Son zamanlarda artan fiyatlar, menülerdeki yüksek maliyetler ve hizmet kalitesindeki düşüş, birçok mekanın boş kalmasına neden oldu. Özellikle Bodrum ve Çeşme gibi popüler tatil bölgelerinde fiyatlar hızla yükseldi. Bu durum, restoranların müşteri kaybetmesine ve genel olarak dışarıda yemek yemenin maliyetinin artmasına yol açtı.
“UYANIKLAR VE AÇGÖZLÜLER VAR”
Pahalılığın nedenini Reha Tartıcı’ya anlatan Mehmet Yalçınkaya, “Restoranlar artık ‘cost control’ programlarıyla çalışıyorlar ve bu programlar yemeğin fiyatını belirliyor. Ancak sektörde uyanıklar ve açgözlüler var. Biz bu kişilerle iş yapmıyoruz ama onların yüzünden sektörde uzun yıllar emek verenler zarar görüyor. Bu insanlar hak etmedikleri halde kazıkçı olarak görülüyor. Çünkü kaliteli malzeme kullanıyorlar, daha fazla eleman çalıştırıyorlar, Kaliteli malzeme kullanıyoruz, ekstra personel istihdam ediyoruz ve yüksek kira bedelleri ödüyorlar. Bu nedenle maliyetler artıyor ve sonuç olarak fiyatlar yükseliyor.”

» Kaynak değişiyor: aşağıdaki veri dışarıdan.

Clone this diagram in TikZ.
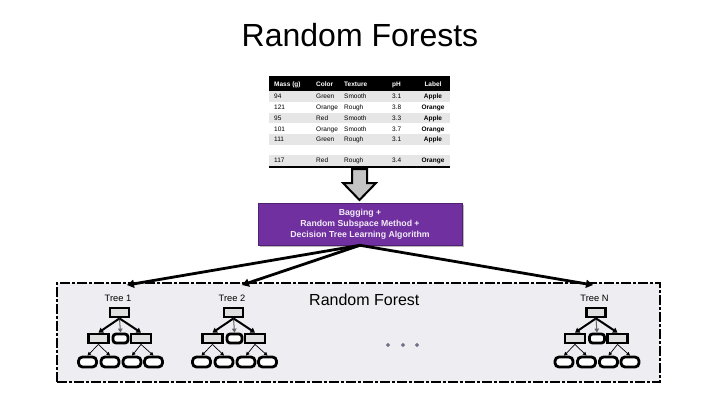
\documentclass[tikz,border=0pt]{standalone}
\usepackage{fontspec}
\setmainfont{Liberation Sans}
\usetikzlibrary{arrows.meta,shadows,shapes.geometric}
\definecolor{purp}{HTML}{7030A0}
\definecolor{panelc}{HTML}{EEEEF2}
\definecolor{rowgrey}{HTML}{E6E6E6}
\definecolor{nodegrey}{HTML}{DFDFDF}
\definecolor{dotc}{HTML}{707088}
\definecolor{arrowgrey}{HTML}{C4C4C4}
\begin{document}
\begin{tikzpicture}[x=1pt,y=-1pt,
  titlefont/.style={font=\fontsize{32}{36}\selectfont},
  cell/.style={font=\fontsize{6.5}{7}\selectfont, inner sep=0pt, anchor=base west},
  hcell/.style={cell, text=white, font=\fontsize{6.5}{7}\selectfont\bfseries},
  lcell/.style={font=\fontsize{6.5}{7}\selectfont\bfseries, inner sep=0pt, anchor=base},
  purpbox/.style={fill=purp, draw=purp!70!black, line width=0.6pt, minimum width=204pt, minimum height=42pt,
     align=center, text=white!92!purp, font=\fontsize{8.7}{11}\selectfont\bfseries, inner sep=0pt,
     drop shadow={shadow xshift=2pt, shadow yshift=-2pt, fill=black!45, opacity=0.6}},
  conn/.style={line width=2.8pt, -{Triangle[length=7pt,width=8pt]}},
  panelbox/.style={draw=black, fill=panelc, line width=2.8pt, dash pattern=on 10pt off 2pt on 3pt off 2pt,
     minimum width=603pt, minimum height=99pt, inner sep=0pt},
  treelabel/.style={font=\fontsize{9.3}{10}\selectfont, inner sep=0pt},
  rootbox/.style={draw, fill=nodegrey, line width=2.8pt, minimum width=19pt, minimum height=9pt, inner sep=0pt},
  midrect/.style={draw, fill=nodegrey, line width=2.8pt, minimum width=20pt, minimum height=9pt, inner sep=0pt},
  midround/.style={draw, fill=white, line width=2.8pt, rounded corners=3pt, minimum width=15pt, minimum height=9pt, inner sep=0pt},
  leafbox/.style={draw, fill=white, line width=2.8pt, rounded corners=4pt, minimum width=18pt, minimum height=10pt, inner sep=0pt},
  bigtarr/.style={line width=2pt, -{Triangle[length=4.5pt,width=5.5pt]}},
  midtarr/.style={line width=1pt, draw=black!60, -{Triangle[length=4pt,width=4.5pt]}},
  smallarr/.style={line width=0.7pt, -{Triangle[length=3.5pt,width=3.5pt]}},
  dotnode/.style={diamond, fill=dotc, minimum size=4.2pt, inner sep=0pt}
]
\useasboundingbox (0,0) rectangle (720,405);
\fill[white] (0,0) rectangle (720,405);

% title
\node[titlefont] (title) at (360,35) {Random Forests};

% table
\fill[black] (269,76) rectangle (450,91);
\foreach \y in {91,112.6,134.2,155} {\fill[rowgrey] (269,\y) rectangle (450,\y+10.8);}
\fill[black] (269,165.6) rectangle (450,167.6);
\node[hcell] (h1) at (274,86.3) {Mass (g)};
\node[hcell] (h2) at (316,86.3) {Color};
\node[hcell] (h3) at (344,86.3) {Texture};
\node[hcell] (h4) at (392,86.3) {pH};
\node[hcell, anchor=base] (h5) at (433,86.3) {Label};
\foreach \i/\y/\m/\c/\t/\p/\l in {
  1/98.7/94/Green/Smooth/3.1/Apple,
  2/109.5/121/Orange/Rough/3.8/Orange,
  3/120.3/95/Red/Smooth/3.3/Apple,
  4/131.1/101/Orange/Smooth/3.7/Orange,
  5/141.9/111/Green/Rough/3.1/Apple,
  6/162.7/117/Red/Rough/3.4/Orange} {
  \node[cell] (r\i m) at (274,\y) {\m};
  \node[cell] (r\i c) at (316,\y) {\c};
  \node[cell] (r\i t) at (344,\y) {\t};
  \node[cell] (r\i p) at (392,\y) {\p};
  \node[lcell] (r\i l) at (433,\y) {\l};
}

% big down arrow
\draw[line width=2pt, fill=arrowgrey, line join=miter]
  (352,169) -- (367,169) -- (367,183) -- (376,183) -- (359.5,200) -- (343,183) -- (352,183) -- cycle;

% purple box
\node[purpbox] (bag) at (360,224) {Bagging +\\Random Subspace Method +\\Decision Tree Learning Algorithm};

% panel
\node[panelbox] (panel) at (358.5,332.5) {};
\node[font=\fontsize{16}{18}\selectfont, inner sep=0pt, anchor=west] (rf) at (309,300) {Random Forest};
\node[dotnode] (d1) at (388,345) {};
\node[dotnode] (d2) at (403,345) {};
\node[dotnode] (d3) at (417,345) {};

% entry points of connectors
\coordinate (ina) at (127,285);
\coordinate (inb) at (242,285);
\coordinate (inn) at (593,285);
\draw[conn] (bag.south) -- (ina);
\draw[conn] (bag.south) -- (inb);
\draw[conn] (bag.south) -- (inn);

% trees
\foreach \t/\cx/\lab in {a/119.5/Tree 1, b/233.5/Tree 2, n/596/Tree N} {
  \node[treelabel] (\t-lab) at (\cx-1.5,298) {\lab};
  \node[rootbox] (\t-r) at (\cx,312.5) {};
  \node[midrect] (\t-m1) at (\cx-21,338.5) {};
  \node[midround] (\t-m2) at (\cx+1,338.5) {};
  \node[midrect] (\t-m3) at (\cx+21.5,338.5) {};
  \node[leafbox] (\t-l1) at (\cx-32,362) {};
  \node[leafbox] (\t-l2) at (\cx-9.5,362) {};
  \node[leafbox] (\t-l3) at (\cx+12.5,362) {};
  \node[leafbox] (\t-l4) at (\cx+34,362) {};
  \draw[bigtarr] (\t-r.south) -- (\t-m1.north);
  \draw[midtarr] (\t-r.south) -- (\t-m2.north);
  \draw[bigtarr] (\t-r.south) -- (\t-m3.north);
  \draw[smallarr] (\t-m1.south) -- (\t-l1.north);
  \draw[smallarr] (\t-m1.south) -- (\t-l2.north);
  \draw[smallarr] (\t-m3.south) -- (\t-l3.north);
  \draw[smallarr] (\t-m3.south) -- (\t-l4.north);
}
\end{tikzpicture}
\end{document}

“YANLIŞ ALGIDAN RAHATSIZIZ”
Yalçınkaya ayrıca sektördeki eleman sıkıntısına da dikkat çekerek şunları söyledi: “Şu anda ciddi bir eleman açığı var. Bu durum standartlarımızı korumak adına sık sık zamlara gitmemize neden oluyor. Asgari ücretle çalışan eleman bulmak neredeyse imkansız hale geldi. Bir diğer büyük sorun da maliyetlerimiz. Bu maliyetlere doktorlar, ütü, hijyen ve buklet gibi ek giderleri de dahil etmiyorum bile. Üzerimize yapışan bu yanlış algıdan oldukça rahatsızız.”
“ENFLASYONUN DÜŞMESİ LAZIM”
Reha Tartıcı, müşterinin alım gücünün düştüğünü ve bu durumla nasıl başa çıkılması gerektiğini sorduğunda, Yalçınkaya şu açıklamalarda bulundu:
“Maalesef bu kesinlikle doğru. İlk olarak enflasyonun düşürülmesi gerektiğine inanıyorum. İkinci olarak, pandemi süreci yaşadık ve bu dönemde üretim azaldı, ithalat ise arttı. Özellikle lüks restoranlarda kullanılan malzemelerin yüzde 50’si ithal ediliyor. Bugün küçük ve butik restoranlar dışında yerli kalamar ve günlük balık bulmak neredeyse imkansız çünkü mevsim av yasağı dönemindeyiz. Gelen balık genellikle olta balığı oluyor ve bu da doğal olarak ürün azlığına ve talep artışına yol açarak fiyatları yükseltiyor. İnsanlar bu durumu önceden görerek stok yapmaya başlıyorlar. Balığı dondurarak stoklamak mümkün olmadığı için üretimi artırmamız gerekiyor. Ayrıca, lojistik sorunları da var; Türkiye’nin herhangi bir bölgesinden ürünün bize ulaşması ciddi maliyetler doğuruyor. Üreticiden bize kadar olan aracı maliyetler de eklenince maliyetler daha da artıyor.”
“GIDA POLİTİKASINA İHTİYAÇ VAR”
Yalçınkaya, kazıkçı ya da fırsatçı algısının nasıl oluştuğu hakkında ise şu görüşleri paylaştı:
“Bu algı, sosyal medyada paylaşılan adisyonlardan kaynaklanıyor. Ancak unutmamak gerekir ki, restorandaki her ürün pahalı değil. En büyük sorunumuz, paylaşılan adisyonlarda sadece restorandaki en lüks ürünlerin fiyatlarının gösterilmesi. Yayınlanan adisyonlarda genellikle ödenen hesabın büyük bir kısmını tüketilen içkiler oluşturuyor ve bu da algı oluşumunda önemli bir etken. Ancak benim görüşüme göre, ülkemizin ciddi bir gıda politikasına ihtiyacı var. Eğer düzgün bir gıda politikası oluşturmazsak, bu sorunlarla daha uzun süre mücadele etmek zorunda kalabiliriz.”